Comme il a été mentionné antérieurement, la planification devrait être fondée sur le droit et non pas sur le besoin, de manière à ce que les bénéficiaires d’une politique publique dans le domaine des droits de l’Homme soient des détenteurs et responsables de ce droit tout en insistant sur la centralité de l’être humain dans ce processus de planification et de programmation, ceci à travers ces représentants et par le biais des institutions de la société civile. Le but étant de donner aux personnes la capacité, la force et la compétence nécessaires pour améliorer leurs conditions de vie, développer leur société et être maîtres de leur destin. Ce ne sont pas de simples récepteurs passifs mais des personnes qui participent à l’élaboration des politiques dont ils en bénéficient. Cela implique de cibler comme action la sensibilisation des différentes catégories afin qu’elles puissent accomplir et prendre en charge leurs rôles dans la société, spécialement les personnes aux besoins spécifiques telles que les pauvres, les chômeurs, les expulsés, les handicapés et les marginalisés comme les enfants, les jeunes, les femmes spécialement en milieu rural.
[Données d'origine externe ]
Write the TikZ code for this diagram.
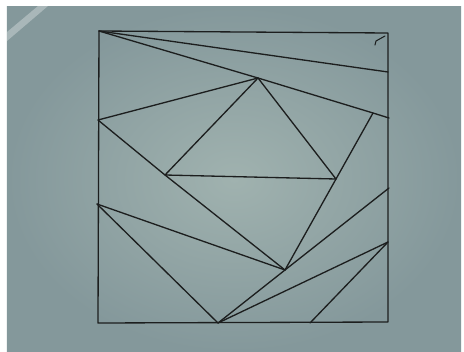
\documentclass[tikz,border=0pt]{standalone}
\usepackage{tikz}
\usetikzlibrary{positioning}
\usetikzlibrary{calc}

\definecolor{fabric}{RGB}{160,178,175}
\definecolor{fabricdark}{RGB}{132,152,155}
\definecolor{thread}{RGB}{28,30,30}

\tikzset{
    stitch/.style={draw=thread, line width=0.75pt, line cap=round, line join=round},
}

\begin{document}
\begin{tikzpicture}[x=0.02cm, y=-0.02cm]
    % cloth
    \useasboundingbox (0,0) rectangle (464,352);
    \fill[white] (0,0) rectangle (464,352);
    \shade[inner color=fabric, outer color=fabricdark] (7,6) rectangle (461,352);
    \fill[white, opacity=0.3] (7,32) -- (38,6) -- (48,6) -- (7,41) -- cycle;

    % corners of the square
    \coordinate (tl) at (99,31);
    \coordinate (tr) at (388,33);
    \coordinate (br) at (388,322);
    \coordinate (bl) at (98,323);

    % points on the sides
    \coordinate (l1) at (98,120);
    \coordinate (l2) at (97,204);
    \coordinate (r0) at (388,72);
    \coordinate (r1) at (389,118);
    \coordinate (r2) at (389,188);
    \coordinate (r3) at (388,242);
    \coordinate (b1) at (218,323);
    \coordinate (b2) at (310,323);

    % inner points
    \coordinate (p) at (258,78);
    \coordinate (q1) at (165,175);
    \coordinate (q2) at (336,179);
    \coordinate (m) at (285,270);
    \coordinate (s) at (373,113);

    \draw[stitch] (tl) -- (tr) -- (br) -- (bl) -- cycle;

    \draw[stitch] (tl) -- (r0);
    \draw[stitch] (tl) -- (p) -- (s) -- (r1);
    \draw[stitch] (l1) -- (p);
    \draw[stitch] (p) -- (q1) -- (q2) -- cycle;
    \draw[stitch] (l1) -- (q1) -- (m);
    \draw[stitch] (s) -- (q2) -- (m);
    \draw[stitch] (l2) -- (m);
    \draw[stitch] (l2) -- (b1);
    \draw[stitch] (b1) -- (m) -- (r2);
    \draw[stitch] (b1) -- (r3);
    \draw[stitch] (b2) -- (r3);

    % loose end at the corner
    \coordinate (hook) at (375,45);
    \draw[stitch, line width=0.6pt] (hook) -- ++(1,-4) -- (385,36);
\end{tikzpicture}
\end{document}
Il s’agit de leur inculquer une confiance et de renforcer leurs capacités pour améliorer leur cadre de vie à travers des programmes, et des activités concrètes, et de les impliquer directement dans les démarches avec eux afin d’éviter une prise unilatérale des décisions de la part de l’élite compétente en la matière.

La participation

La planification fondée sur le droit requiert une forte participation des différents acteurs sociaux telles que : les organisations de la société civile, les associations, les syndicats, les partis politiques, les médias, les minorités, les populations autochtones, les paysans et les agriculteurs, les femmes, les enfants, les personnes âgées …etc. Cette participation doit être réelle, effective et non symbolique étant donné que la priorité doit être accordée à l’ouverture, à la transparence et à l’information des différentes catégories sur les politiques et les plans d’action relatifs aux droits humains pour qu’elles puissent exprimer leurs avis, présenter leurs aspirations. Ceci signifie une participation effective à l’élaboration des projets, des programmes et des activités relatifs à la promotion des droits de l’Homme et au renforcement des institutions compétentes en la matière ainsi que des modalités et des mécanismes de réforme au profit des bénéficiaires et des partenaires.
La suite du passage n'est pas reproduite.